No one can say, “Jesus is Lord,” except by the Holy Spirit. There are different kinds of gifts, but the same Spirit distributes them. There are different kinds of service, but the same Lord. There are different kinds of working, but in all of them and in everyone it is the same God at work.  Now to each one the manifestation of the Spirit is given for the common good.

The common good

The Spirit of God fills each of us, but it is for the common good. The Spirit works in each of us, but God is doing His work in the world. One of the best demonstrations of the Spirit we can make to the world is by sticking together: we exist, we share, we love, we are self-consciously the body, we don’t go to Circle we are a Circle of Hope in Jesus Christ. From that base we conduct the family business; the world is like our family farm and we are all important to the harvest.

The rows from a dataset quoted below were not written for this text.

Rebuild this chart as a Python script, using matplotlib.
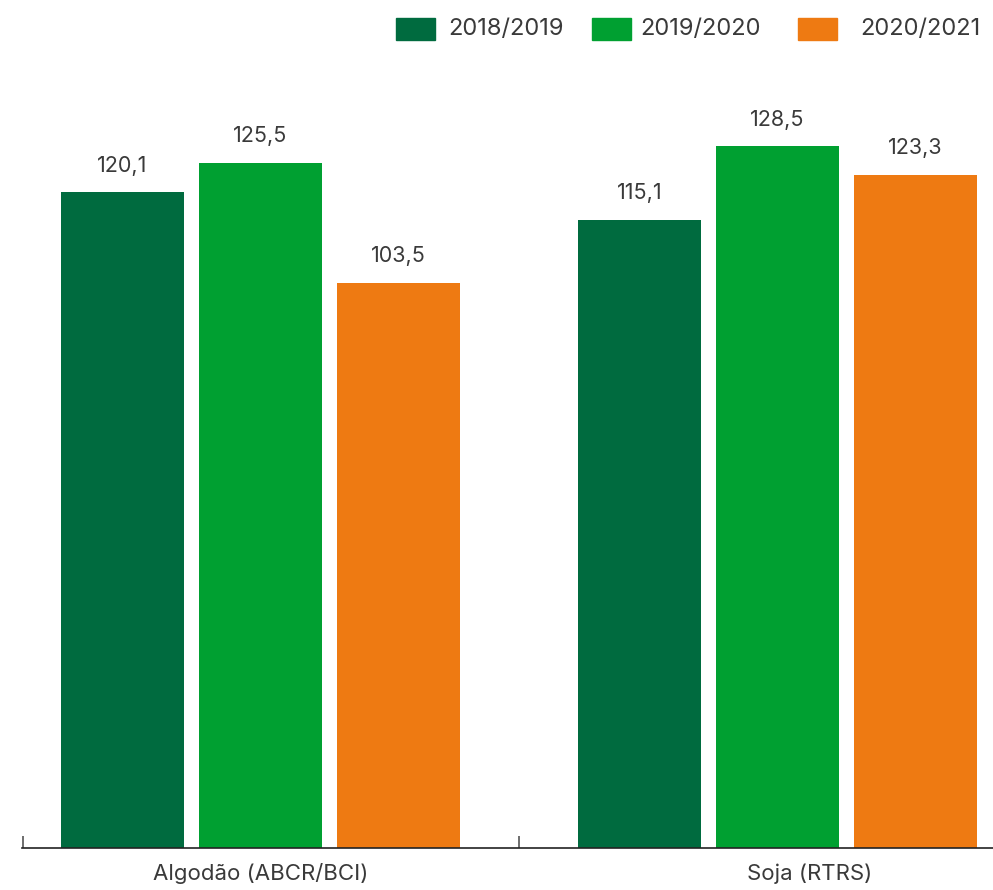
import numpy as np
import matplotlib.pyplot as plt
from matplotlib.patches import Rectangle
import matplotlib.transforms as mtransforms

plt.rcParams['font.family'] = ['Inter', 'DejaVu Sans']

# data
categories = ['Algodão (ABCR/BCI)', 'Soja (RTRS)']
seasons = ['2018/2019', '2019/2020', '2020/2021']
values = {
    '2018/2019': [120.1, 115.1],
    '2019/2020': [125.5, 128.5],
    '2020/2021': [103.5, 123.3],
}
colors = ['#006B3F', '#00A031', '#EE7A12']
text_color = '#3a3a3a'

fig = plt.figure(figsize=(9.93, 8.9), dpi=100)
ax = fig.add_axes([22 / 993, 42 / 890, 1 - 22 / 993, 848 / 890])

x = np.arange(len(categories))
width = 0.238
step = 0.267

for i, s in enumerate(seasons):
    bars = ax.bar(x + (i - 1) * step, values[s], width, color=colors[i], label=s)
    for b, v in zip(bars, values[s]):
        ax.text(b.get_x() + b.get_width() / 2, v + 3.0, f'{v:.1f}'.replace('.', ','),
                ha='center', va='bottom', fontsize=15.5, color=text_color)

ax.set_xlim(-0.461, 1.417)
ax.set_ylim(0, 155.3)

for side in ['top', 'right', 'left']:
    ax.spines[side].set_visible(False)
ax.spines['bottom'].set_color('#222222')
ax.spines['bottom'].set_linewidth(1.2)

ax.set_yticks([])
ax.set_xticks(x)
ax.set_xticklabels(categories, fontsize=16, color=text_color)
ax.tick_params(axis='x', length=0, pad=11)
# the second label sits a little right of its group in the original
lbl = ax.get_xticklabels()[1]
lbl.set_transform(lbl.get_transform() + mtransforms.ScaledTranslation(0.32, 0, fig.dpi_scale_trans))
ax.set_xticks([-0.459, 0.5], minor=True)
ax.tick_params(axis='x', which='minor', direction='in', length=9, width=1.2, color='#555555')

# legend drawn by hand across the top
leg_x = [396, 592, 798]
txt_x = [448, 640, 860]
for i, s in enumerate(seasons):
    fig.add_artist(Rectangle((leg_x[i] / 993, 1 - 40 / 890), 39 / 993, 22 / 890,
                             transform=fig.transFigure, color=colors[i]))
    fig.text(txt_x[i] / 993, 1 - 29 / 890, s, fontsize=17, color=text_color, va='center', ha='left')

fig.savefig('out.png', dpi=100)
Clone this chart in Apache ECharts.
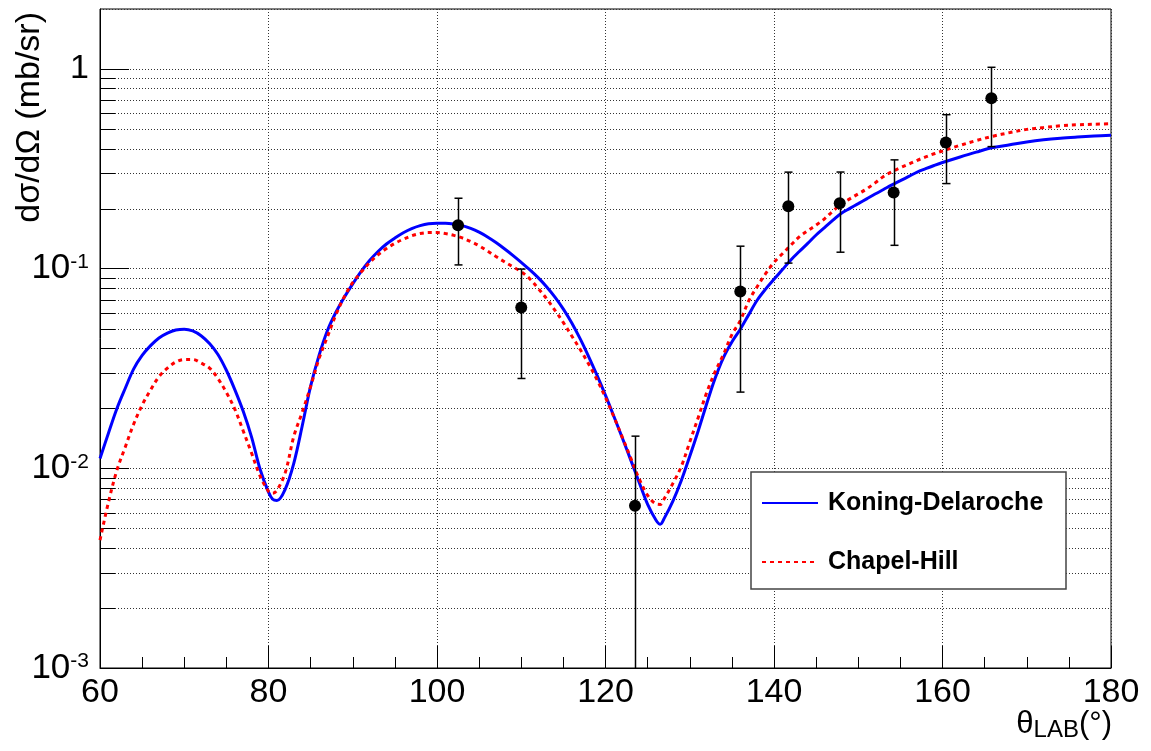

Our kind of service means that we did not withdraw into a small group and preserve our holiness. We put out a sign on major streets and let people know we’re open for business. We made major financial commitments to buildings, staff, stores, and mission teams. We created maps, plans, disciplines and schedules to keep us pointed in the right direction and relevant to the next person, for whom we exist to touch and incorporate into the body of Christ. A few of us just hang out in what we have built by the fire of the Spirit at work in us. But most of us are manifesting the Spirit for the common good.

The last thing that happened to me in my experience of the body of Christ yesterday was being in a group of men who were asked to share how God was moving them to live as people who claim Jesus as Lord — and they did it. It was a wonder.